If that were not enough, the state of North Dakota commissioned a report to determine the effects of this EPA rule. To quote the report: "The Finalized Rule will increase costs, which, compounded with inflation, will negatively impact the affordability electric and gas services, resulting in a disproportionate effect on low-income citizens." 

4) This final rule is anticipated to cause further strain to the country's electric grid. As I brought up last year, fossil fuel demand is high and is only going to get higher. To replace the increase of fossil fuel demand, renewable energy production would have to increase sixfold. Quite frankly, trying to aim for green energy without increasing nuclear power production is a fool's errand

That is because wind and solar energy are intermittent and weather-driven forms of energy. Incentivizing renewable energy over fossil fuels will strain the electric grid and reduce grid reliability. Remember that North Dakota study from the previous point? The study determined that blackouts would be more likely if the EPA rule passes. 

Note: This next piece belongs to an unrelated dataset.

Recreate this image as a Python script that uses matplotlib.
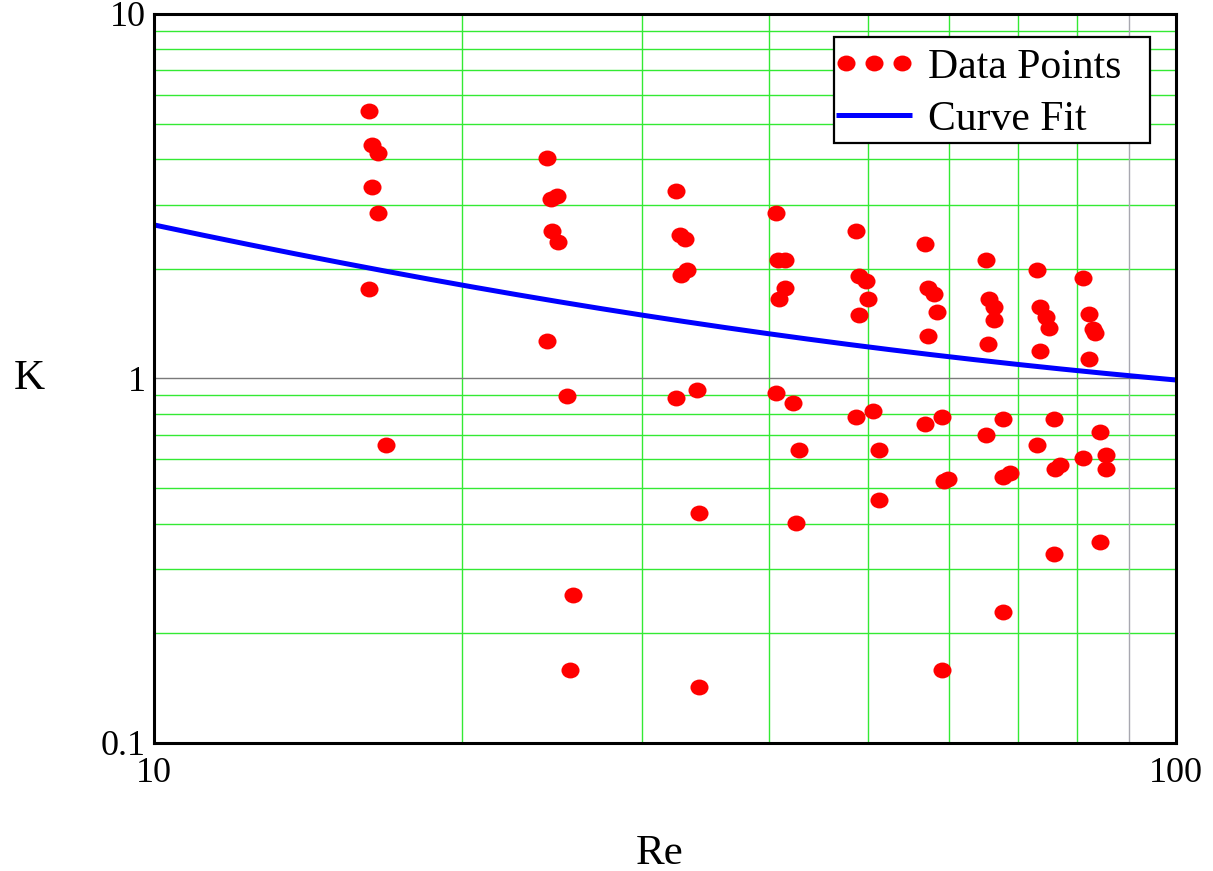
import numpy as np
import matplotlib
matplotlib.use("Agg")
import matplotlib.pyplot as plt
from matplotlib.path import Path
from matplotlib.patches import Rectangle
from matplotlib.transforms import Affine2D
from matplotlib.ticker import FixedLocator, NullLocator
from matplotlib.legend_handler import HandlerLine2D

# Measured loss coefficients K against Reynolds number Re
re_vals = [
    16.23, 16.34, 16.56, 16.34, 16.56, 16.23, 16.87,
    24.24, 24.46, 24.80, 24.51, 24.85, 24.24, 25.36, 25.70, 25.53,
    32.43, 32.72, 33.09, 33.24, 32.80, 32.43, 34.00, 34.14, 34.14,
    40.60, 40.80, 41.44, 41.40, 40.87, 40.60, 42.22, 42.80, 42.50,
    48.67, 48.98, 49.70, 49.96, 48.98, 48.67, 50.56, 51.24, 51.24,
    56.85, 57.15, 58.00, 58.33, 57.15, 56.85, 59.00, 59.30, 59.80, 59.00,
    65.15, 65.60, 66.40, 66.37, 65.50, 67.67, 65.15, 67.70, 68.80, 67.67,
    73.17, 73.60, 74.57, 75.07, 73.60, 76.00, 73.10, 76.10, 77.00, 76.00,
    81.04, 82.15, 82.90, 83.30, 82.15, 84.25, 81.04, 85.35, 85.35, 84.25,
]
k_vals = [
    5.42, 4.36, 4.16, 3.35, 2.84, 1.76, 0.657,
    4.03, 3.11, 3.17, 2.54, 2.37, 1.27, 0.895, 0.255, 0.159,
    3.27, 2.475, 2.41, 1.985, 1.92, 0.884, 0.93, 0.428, 0.142,
    2.85, 2.11, 2.11, 1.775, 1.656, 0.914, 0.855, 0.637, 0.401,
    2.54, 1.915, 1.855, 1.652, 1.496, 0.786, 0.814, 0.637, 0.464,
    2.334, 1.768, 1.705, 1.525, 1.31, 0.75, 0.786, 0.523, 0.53, 0.159,
    2.114, 1.649, 1.574, 1.447, 1.246, 0.774, 0.70, 0.536, 0.552, 0.229,
    1.985, 1.574, 1.472, 1.373, 1.19, 0.774, 0.657, 0.563, 0.579, 0.329,
    1.884, 1.503, 1.364, 1.336, 1.131, 0.715, 0.604, 0.617, 0.565, 0.357,
]

# Curve fit K = k_inf + k_1 * Re^(-n)
k_inf, k_1, n_exp = 0.68, 12.35, 0.8

x_ticks = [10, 100]
x_tick_labels = ["10", "100"]
y_ticks = [0.1, 1, 10]
y_tick_labels = ["0.1", "1", "10"]

plt.rcParams["font.family"] = ["Liberation Serif", "DejaVu Serif"]

W, H = 1213, 871
fig = plt.figure(figsize=(W / 100, H / 100), dpi=100)
ax = fig.add_axes([0.127, 0.147, 0.8425, 0.837])
ax.set_xscale("log")
ax.set_yscale("log")
ax.set_xlim(10, 100)
ax.set_ylim(0.1, 10)

# grid: green minor lines, grey decade line
green = "#33ea33"
for d in (1, 10):
    for m in range(2, 10):
        ax.axhline(m * d * 0.1, color=green, lw=1.0, zorder=1)
for m in range(2, 9):
    ax.axvline(m * 10, color=green, lw=1.0, zorder=1)
ax.axvline(90, color="#a8a8b0", lw=1.0, zorder=1)
ax.axhline(1, color="#7a7a7a", lw=1.0, zorder=1)

# fitted curve
re_fit = np.logspace(1, 2, 400)
k_fit = k_inf + k_1 * re_fit ** (-n_exp)
fit_line, = ax.plot(re_fit, k_fit, color="#0000ff", lw=3.6,
                    solid_capstyle="butt", zorder=3, label="Curve Fit")

# slightly flattened round markers
ell = Path.unit_circle().transformed(Affine2D().scale(1.0, 0.88))
pts, = ax.plot(re_vals, k_vals, linestyle="none", marker=ell, markersize=13,
               color="#ff0000", markeredgewidth=0, zorder=4,
               label="Data Points")

ax.xaxis.set_major_locator(FixedLocator(x_ticks))
ax.xaxis.set_minor_locator(NullLocator())
ax.yaxis.set_major_locator(FixedLocator(y_ticks))
ax.yaxis.set_minor_locator(NullLocator())
ax.set_xticklabels(x_tick_labels)
ax.set_yticklabels(y_tick_labels)
ax.tick_params(axis="both", length=0, labelsize=26)
ax.tick_params(axis="x", pad=10)
ax.tick_params(axis="y", pad=6)

for s in ax.spines.values():
    s.set_linewidth(2.2)
    s.set_color("black")
    s.set_zorder(5)

ax.set_xlabel("Re", fontsize=31, va="center", ha="center")
ax.xaxis.set_label_coords(0.495, -0.152)
ax.set_ylabel("K", fontsize=31, rotation=0, va="center", ha="center")
ax.yaxis.set_label_coords(-0.122, 0.5)

# legend box (drawn separately so the right margin is wider than the left)
box_l, box_t, box_r, box_b = 834, 37, 1150, 143
ax.add_patch(Rectangle((box_l / W, 1 - box_b / H),
                       (box_r - box_l) / W, (box_b - box_t) / H,
                       transform=fig.transFigure, facecolor="white",
                       edgecolor="black", linewidth=1.6, zorder=6,
                       clip_on=False))

leg = ax.legend([pts, fit_line], ["Data Points", "Curve Fit"],
                handler_map={pts: HandlerLine2D(numpoints=3, marker_pad=0.23),
                             fit_line: HandlerLine2D(numpoints=2, marker_pad=0.0)},
                loc="upper left", bbox_to_anchor=(831 / W, 1 - 43 / H),
                bbox_transform=fig.transFigure,
                borderaxespad=0, fontsize=30, handlelength=1.82,
                handletextpad=0.38, labelspacing=0.33, borderpad=0.12,
                frameon=False)
leg.set_zorder(7)

fig.savefig("out.png", dpi=100)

Postscript: Last year, Pew Research found that 50 percent of Americans disagree with Biden's climate policy and 45 percent agree. Count me among the 50 percent who disagree. I have criticized Biden's climate policy, whether it was his water heater energy efficiency standards, electric vehicle standards, the misleading Inflation Reduction Act, or his administration proposing a gas stove ban

In his misguided attempt to lower carbon emissions, Biden's climate change policies neither help the economy nor the environment. Biden continues that pattern with his EPA power plant regulations. Not only will this power plant final rule do very little to reduce emissions, but it will make this country's electric grid more insecure by relying on intermittent energy sources. Expect higher electricity prices, brownouts, and blackouts as a result of this misguided policy.